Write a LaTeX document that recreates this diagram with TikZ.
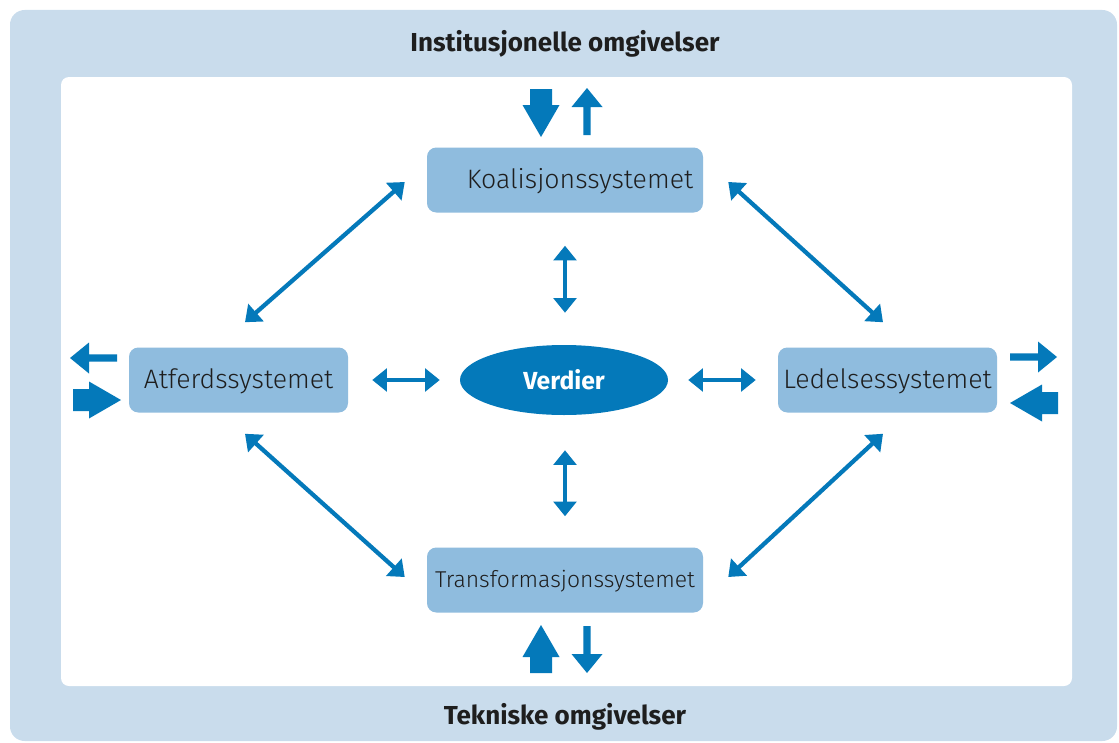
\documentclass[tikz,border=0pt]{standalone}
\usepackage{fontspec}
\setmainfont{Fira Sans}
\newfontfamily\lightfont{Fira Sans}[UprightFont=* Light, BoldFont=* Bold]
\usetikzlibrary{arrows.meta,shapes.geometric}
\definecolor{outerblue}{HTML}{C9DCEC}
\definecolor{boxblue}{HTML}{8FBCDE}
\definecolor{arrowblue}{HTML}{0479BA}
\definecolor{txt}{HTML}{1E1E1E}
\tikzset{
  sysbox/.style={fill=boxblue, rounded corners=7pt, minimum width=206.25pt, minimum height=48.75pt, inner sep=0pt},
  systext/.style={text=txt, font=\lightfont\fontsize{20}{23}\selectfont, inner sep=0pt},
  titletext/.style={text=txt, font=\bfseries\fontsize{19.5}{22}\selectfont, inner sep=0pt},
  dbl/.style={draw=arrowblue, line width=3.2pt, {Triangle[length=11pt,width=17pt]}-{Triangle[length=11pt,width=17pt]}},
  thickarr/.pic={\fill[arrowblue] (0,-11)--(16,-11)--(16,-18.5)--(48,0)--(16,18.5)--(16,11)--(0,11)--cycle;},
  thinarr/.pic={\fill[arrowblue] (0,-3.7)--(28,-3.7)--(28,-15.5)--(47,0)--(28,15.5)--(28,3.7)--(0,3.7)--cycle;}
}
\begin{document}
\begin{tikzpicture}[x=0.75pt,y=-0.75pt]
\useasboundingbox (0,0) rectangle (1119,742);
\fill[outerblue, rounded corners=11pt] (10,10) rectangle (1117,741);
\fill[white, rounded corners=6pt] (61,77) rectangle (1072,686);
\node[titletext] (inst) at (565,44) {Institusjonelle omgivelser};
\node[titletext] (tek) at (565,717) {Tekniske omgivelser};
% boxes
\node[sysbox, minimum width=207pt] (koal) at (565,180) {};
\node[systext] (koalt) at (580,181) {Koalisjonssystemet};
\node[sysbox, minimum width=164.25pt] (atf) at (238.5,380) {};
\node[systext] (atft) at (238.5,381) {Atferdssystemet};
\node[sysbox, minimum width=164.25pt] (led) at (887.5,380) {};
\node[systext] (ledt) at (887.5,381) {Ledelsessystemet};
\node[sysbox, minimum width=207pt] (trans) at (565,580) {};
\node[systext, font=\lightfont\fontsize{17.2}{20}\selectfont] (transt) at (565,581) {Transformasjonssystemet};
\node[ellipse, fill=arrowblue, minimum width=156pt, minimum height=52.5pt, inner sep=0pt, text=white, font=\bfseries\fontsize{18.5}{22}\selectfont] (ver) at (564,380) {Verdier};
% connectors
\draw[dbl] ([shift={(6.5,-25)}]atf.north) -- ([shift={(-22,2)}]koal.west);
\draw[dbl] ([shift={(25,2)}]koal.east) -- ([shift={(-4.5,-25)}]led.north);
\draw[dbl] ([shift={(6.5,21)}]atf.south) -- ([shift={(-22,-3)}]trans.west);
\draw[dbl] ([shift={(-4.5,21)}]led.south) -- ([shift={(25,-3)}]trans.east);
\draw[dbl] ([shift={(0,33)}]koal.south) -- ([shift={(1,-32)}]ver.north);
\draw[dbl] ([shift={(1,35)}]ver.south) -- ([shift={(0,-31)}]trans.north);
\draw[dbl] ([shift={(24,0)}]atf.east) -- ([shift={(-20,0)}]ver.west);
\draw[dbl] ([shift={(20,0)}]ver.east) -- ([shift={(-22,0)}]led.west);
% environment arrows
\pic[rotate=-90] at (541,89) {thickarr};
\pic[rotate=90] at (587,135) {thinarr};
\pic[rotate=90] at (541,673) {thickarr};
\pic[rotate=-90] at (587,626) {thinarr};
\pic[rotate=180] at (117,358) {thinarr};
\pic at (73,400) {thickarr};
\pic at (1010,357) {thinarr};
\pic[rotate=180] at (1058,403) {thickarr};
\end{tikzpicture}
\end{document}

____

Extract every line of the data exactly; pictures stay out.

**Final result**
Write a LaTeX document that recreates this diagram with TikZ.
\documentclass[tikz,border=0pt]{standalone}
\usepackage{fontspec}
\setmainfont{Fira Sans}
\newfontfamily\lightfont{Fira Sans}[UprightFont=* Light, BoldFont=* Bold]
\usetikzlibrary{arrows.meta,shapes.geometric}
\definecolor{outerblue}{HTML}{C9DCEC}
\definecolor{boxblue}{HTML}{8FBCDE}
\definecolor{arrowblue}{HTML}{0479BA}
\definecolor{txt}{HTML}{1E1E1E}
\tikzset{
  sysbox/.style={fill=boxblue, rounded corners=7pt, minimum width=206.25pt, minimum height=48.75pt, inner sep=0pt},
  systext/.style={text=txt, font=\lightfont\fontsize{20}{23}\selectfont, inner sep=0pt},
  titletext/.style={text=txt, font=\bfseries\fontsize{19.5}{22}\selectfont, inner sep=0pt},
  dbl/.style={draw=arrowblue, line width=3.2pt, {Triangle[length=11pt,width=17pt]}-{Triangle[length=11pt,width=17pt]}},
  thickarr/.pic={\fill[arrowblue] (0,-11)--(16,-11)--(16,-18.5)--(48,0)--(16,18.5)--(16,11)--(0,11)--cycle;},
  thinarr/.pic={\fill[arrowblue] (0,-3.7)--(28,-3.7)--(28,-15.5)--(47,0)--(28,15.5)--(28,3.7)--(0,3.7)--cycle;}
}
\begin{document}
\begin{tikzpicture}[x=0.75pt,y=-0.75pt]
\useasboundingbox (0,0) rectangle (1119,742);
\fill[outerblue, rounded corners=11pt] (10,10) rectangle (1117,741);
\fill[white, rounded corners=6pt] (61,77) rectangle (1072,686);
\node[titletext] (inst) at (565,44) {Institusjonelle omgivelser};
\node[titletext] (tek) at (565,717) {Tekniske omgivelser};
% boxes
\node[sysbox, minimum width=207pt] (koal) at (565,180) {};
\node[systext] (koalt) at (580,181) {Koalisjonssystemet};
\node[sysbox, minimum width=164.25pt] (atf) at (238.5,380) {};
\node[systext] (atft) at (238.5,381) {Atferdssystemet};
\node[sysbox, minimum width=164.25pt] (led) at (887.5,380) {};
\node[systext] (ledt) at (887.5,381) {Ledelsessystemet};
\node[sysbox, minimum width=207pt] (trans) at (565,580) {};
\node[systext, font=\lightfont\fontsize{17.2}{20}\selectfont] (transt) at (565,581) {Transformasjonssystemet};
\node[ellipse, fill=arrowblue, minimum width=156pt, minimum height=52.5pt, inner sep=0pt, text=white, font=\bfseries\fontsize{18.5}{22}\selectfont] (ver) at (564,380) {Verdier};
% connectors
\draw[dbl] ([shift={(6.5,-25)}]atf.north) -- ([shift={(-22,2)}]koal.west);
\draw[dbl] ([shift={(25,2)}]koal.east) -- ([shift={(-4.5,-25)}]led.north);
\draw[dbl] ([shift={(6.5,21)}]atf.south) -- ([shift={(-22,-3)}]trans.west);
\draw[dbl] ([shift={(-4.5,21)}]led.south) -- ([shift={(25,-3)}]trans.east);
\draw[dbl] ([shift={(0,33)}]koal.south) -- ([shift={(1,-32)}]ver.north);
\draw[dbl] ([shift={(1,35)}]ver.south) -- ([shift={(0,-31)}]trans.north);
\draw[dbl] ([shift={(24,0)}]atf.east) -- ([shift={(-20,0)}]ver.west);
\draw[dbl] ([shift={(20,0)}]ver.east) -- ([shift={(-22,0)}]led.west);
% environment arrows
\pic[rotate=-90] at (541,89) {thickarr};
\pic[rotate=90] at (587,135) {thinarr};
\pic[rotate=90] at (541,673) {thickarr};
\pic[rotate=-90] at (587,626) {thinarr};
\pic[rotate=180] at (117,358) {thinarr};
\pic at (73,400) {thickarr};
\pic at (1010,357) {thinarr};
\pic[rotate=180] at (1058,403) {thickarr};
\end{tikzpicture}
\end{document}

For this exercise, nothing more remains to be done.